Items from a dataset:
▽

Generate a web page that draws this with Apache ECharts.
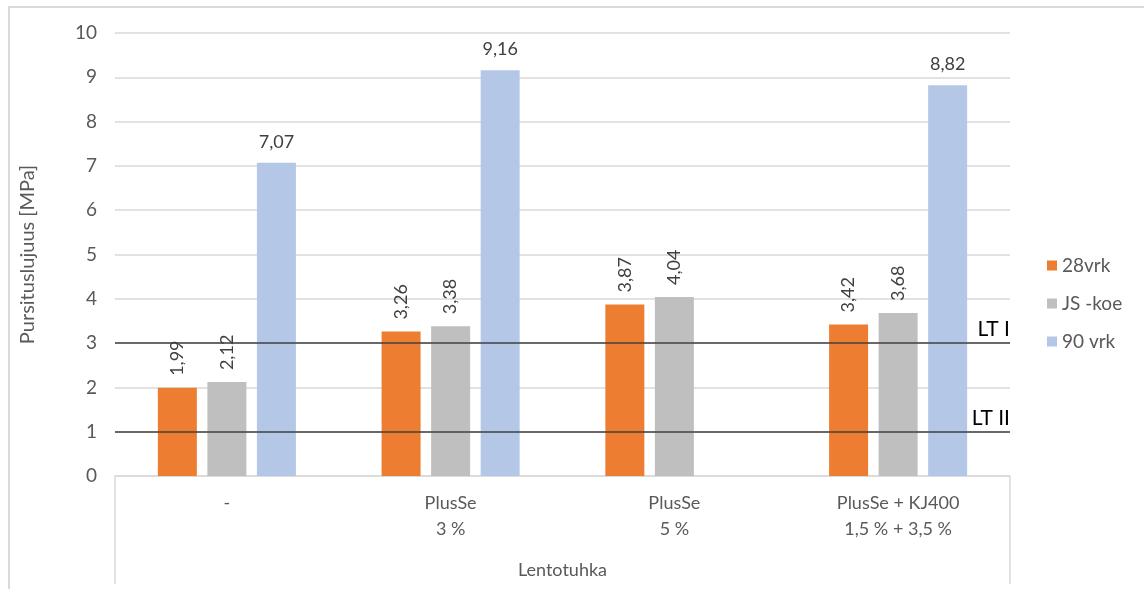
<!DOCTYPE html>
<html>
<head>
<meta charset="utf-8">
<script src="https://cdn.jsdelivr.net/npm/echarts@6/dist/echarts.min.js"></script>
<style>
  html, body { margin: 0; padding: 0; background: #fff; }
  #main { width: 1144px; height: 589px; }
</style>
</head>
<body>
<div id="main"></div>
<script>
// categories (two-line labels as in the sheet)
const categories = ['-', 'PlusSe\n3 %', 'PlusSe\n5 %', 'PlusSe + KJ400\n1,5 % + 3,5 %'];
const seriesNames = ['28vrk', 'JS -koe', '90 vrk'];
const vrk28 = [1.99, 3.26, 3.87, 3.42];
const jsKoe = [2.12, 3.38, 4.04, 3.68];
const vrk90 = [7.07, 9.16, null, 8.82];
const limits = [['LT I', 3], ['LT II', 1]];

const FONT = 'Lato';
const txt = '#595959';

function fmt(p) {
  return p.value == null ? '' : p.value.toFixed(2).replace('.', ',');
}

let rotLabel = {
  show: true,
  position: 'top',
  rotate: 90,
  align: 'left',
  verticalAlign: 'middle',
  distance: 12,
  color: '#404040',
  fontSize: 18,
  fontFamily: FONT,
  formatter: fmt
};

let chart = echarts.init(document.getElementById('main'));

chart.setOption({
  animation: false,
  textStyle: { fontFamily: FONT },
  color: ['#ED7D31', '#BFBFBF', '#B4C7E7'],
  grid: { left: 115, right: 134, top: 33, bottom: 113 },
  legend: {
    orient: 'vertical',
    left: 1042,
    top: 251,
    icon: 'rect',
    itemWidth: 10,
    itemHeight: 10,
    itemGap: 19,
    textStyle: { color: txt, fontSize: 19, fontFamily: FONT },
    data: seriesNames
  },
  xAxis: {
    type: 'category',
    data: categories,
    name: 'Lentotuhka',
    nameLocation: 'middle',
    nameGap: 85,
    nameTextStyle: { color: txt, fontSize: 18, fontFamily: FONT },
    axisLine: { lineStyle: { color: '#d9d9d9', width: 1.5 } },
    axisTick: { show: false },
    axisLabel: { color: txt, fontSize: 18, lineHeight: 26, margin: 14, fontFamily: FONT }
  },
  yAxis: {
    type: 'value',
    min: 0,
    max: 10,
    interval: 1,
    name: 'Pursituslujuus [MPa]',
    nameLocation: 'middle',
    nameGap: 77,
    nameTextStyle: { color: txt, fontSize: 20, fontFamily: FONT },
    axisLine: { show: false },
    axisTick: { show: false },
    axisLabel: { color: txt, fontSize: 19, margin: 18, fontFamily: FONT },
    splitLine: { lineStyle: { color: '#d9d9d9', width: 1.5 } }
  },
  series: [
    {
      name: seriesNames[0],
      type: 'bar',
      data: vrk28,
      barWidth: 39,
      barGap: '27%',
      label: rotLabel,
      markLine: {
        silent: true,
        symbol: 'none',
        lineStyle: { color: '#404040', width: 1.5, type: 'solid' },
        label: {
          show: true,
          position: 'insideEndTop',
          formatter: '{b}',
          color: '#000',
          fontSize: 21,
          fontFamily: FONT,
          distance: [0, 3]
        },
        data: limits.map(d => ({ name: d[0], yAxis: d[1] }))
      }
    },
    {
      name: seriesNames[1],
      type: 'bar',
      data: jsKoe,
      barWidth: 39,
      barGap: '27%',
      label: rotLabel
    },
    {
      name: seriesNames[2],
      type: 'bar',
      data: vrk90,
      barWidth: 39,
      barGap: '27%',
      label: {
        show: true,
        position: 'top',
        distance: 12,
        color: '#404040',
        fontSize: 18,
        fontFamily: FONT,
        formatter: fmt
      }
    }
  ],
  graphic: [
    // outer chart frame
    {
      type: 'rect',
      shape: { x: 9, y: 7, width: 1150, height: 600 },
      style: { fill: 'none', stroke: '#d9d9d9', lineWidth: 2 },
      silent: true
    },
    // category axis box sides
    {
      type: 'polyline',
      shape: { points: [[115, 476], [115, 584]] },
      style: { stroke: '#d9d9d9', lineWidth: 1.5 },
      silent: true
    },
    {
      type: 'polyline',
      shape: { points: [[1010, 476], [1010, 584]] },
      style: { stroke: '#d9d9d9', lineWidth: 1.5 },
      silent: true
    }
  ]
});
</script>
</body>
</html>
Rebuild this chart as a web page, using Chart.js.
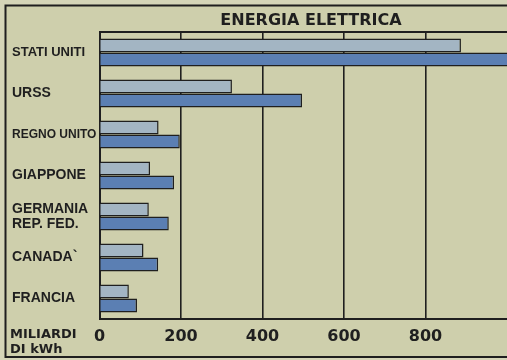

△

Set down all the data again exactly as above, pictures excluded.

- _RESULT OF THE EXERCISE_:
Generate a web page that draws this with Apache ECharts.
<!DOCTYPE html>
<html>
<head>
<meta charset="utf-8">
<script src="https://cdn.jsdelivr.net/npm/echarts@6/dist/echarts.min.js"></script>
<style>
  html, body { margin: 0; padding: 0; background: #fff; }
  #main { width: 1144px; height: 589px; }
</style>
</head>
<body>
<div id="main"></div>
<script>
// categories (two-line labels as in the sheet)
const categories = ['-', 'PlusSe\n3 %', 'PlusSe\n5 %', 'PlusSe + KJ400\n1,5 % + 3,5 %'];
const seriesNames = ['28vrk', 'JS -koe', '90 vrk'];
const vrk28 = [1.99, 3.26, 3.87, 3.42];
const jsKoe = [2.12, 3.38, 4.04, 3.68];
const vrk90 = [7.07, 9.16, null, 8.82];
const limits = [['LT I', 3], ['LT II', 1]];

const FONT = 'Lato';
const txt = '#595959';

function fmt(p) {
  return p.value == null ? '' : p.value.toFixed(2).replace('.', ',');
}

let rotLabel = {
  show: true,
  position: 'top',
  rotate: 90,
  align: 'left',
  verticalAlign: 'middle',
  distance: 12,
  color: '#404040',
  fontSize: 18,
  fontFamily: FONT,
  formatter: fmt
};

let chart = echarts.init(document.getElementById('main'));

chart.setOption({
  animation: false,
  textStyle: { fontFamily: FONT },
  color: ['#ED7D31', '#BFBFBF', '#B4C7E7'],
  grid: { left: 115, right: 134, top: 33, bottom: 113 },
  legend: {
    orient: 'vertical',
    left: 1042,
    top: 251,
    icon: 'rect',
    itemWidth: 10,
    itemHeight: 10,
    itemGap: 19,
    textStyle: { color: txt, fontSize: 19, fontFamily: FONT },
    data: seriesNames
  },
  xAxis: {
    type: 'category',
    data: categories,
    name: 'Lentotuhka',
    nameLocation: 'middle',
    nameGap: 85,
    nameTextStyle: { color: txt, fontSize: 18, fontFamily: FONT },
    axisLine: { lineStyle: { color: '#d9d9d9', width: 1.5 } },
    axisTick: { show: false },
    axisLabel: { color: txt, fontSize: 18, lineHeight: 26, margin: 14, fontFamily: FONT }
  },
  yAxis: {
    type: 'value',
    min: 0,
    max: 10,
    interval: 1,
    name: 'Pursituslujuus [MPa]',
    nameLocation: 'middle',
    nameGap: 77,
    nameTextStyle: { color: txt, fontSize: 20, fontFamily: FONT },
    axisLine: { show: false },
    axisTick: { show: false },
    axisLabel: { color: txt, fontSize: 19, margin: 18, fontFamily: FONT },
    splitLine: { lineStyle: { color: '#d9d9d9', width: 1.5 } }
  },
  series: [
    {
      name: seriesNames[0],
      type: 'bar',
      data: vrk28,
      barWidth: 39,
      barGap: '27%',
      label: rotLabel,
      markLine: {
        silent: true,
        symbol: 'none',
        lineStyle: { color: '#404040', width: 1.5, type: 'solid' },
        label: {
          show: true,
          position: 'insideEndTop',
          formatter: '{b}',
          color: '#000',
          fontSize: 21,
          fontFamily: FONT,
          distance: [0, 3]
        },
        data: limits.map(d => ({ name: d[0], yAxis: d[1] }))
      }
    },
    {
      name: seriesNames[1],
      type: 'bar',
      data: jsKoe,
      barWidth: 39,
      barGap: '27%',
      label: rotLabel
    },
    {
      name: seriesNames[2],
      type: 'bar',
      data: vrk90,
      barWidth: 39,
      barGap: '27%',
      label: {
        show: true,
        position: 'top',
        distance: 12,
        color: '#404040',
        fontSize: 18,
        fontFamily: FONT,
        formatter: fmt
      }
    }
  ],
  graphic: [
    // outer chart frame
    {
      type: 'rect',
      shape: { x: 9, y: 7, width: 1150, height: 600 },
      style: { fill: 'none', stroke: '#d9d9d9', lineWidth: 2 },
      silent: true
    },
    // category axis box sides
    {
      type: 'polyline',
      shape: { points: [[115, 476], [115, 584]] },
      style: { stroke: '#d9d9d9', lineWidth: 1.5 },
      silent: true
    },
    {
      type: 'polyline',
      shape: { points: [[1010, 476], [1010, 584]] },
      style: { stroke: '#d9d9d9', lineWidth: 1.5 },
      silent: true
    }
  ]
});
</script>
</body>
</html>
Rebuild this chart as a web page, using Chart.js.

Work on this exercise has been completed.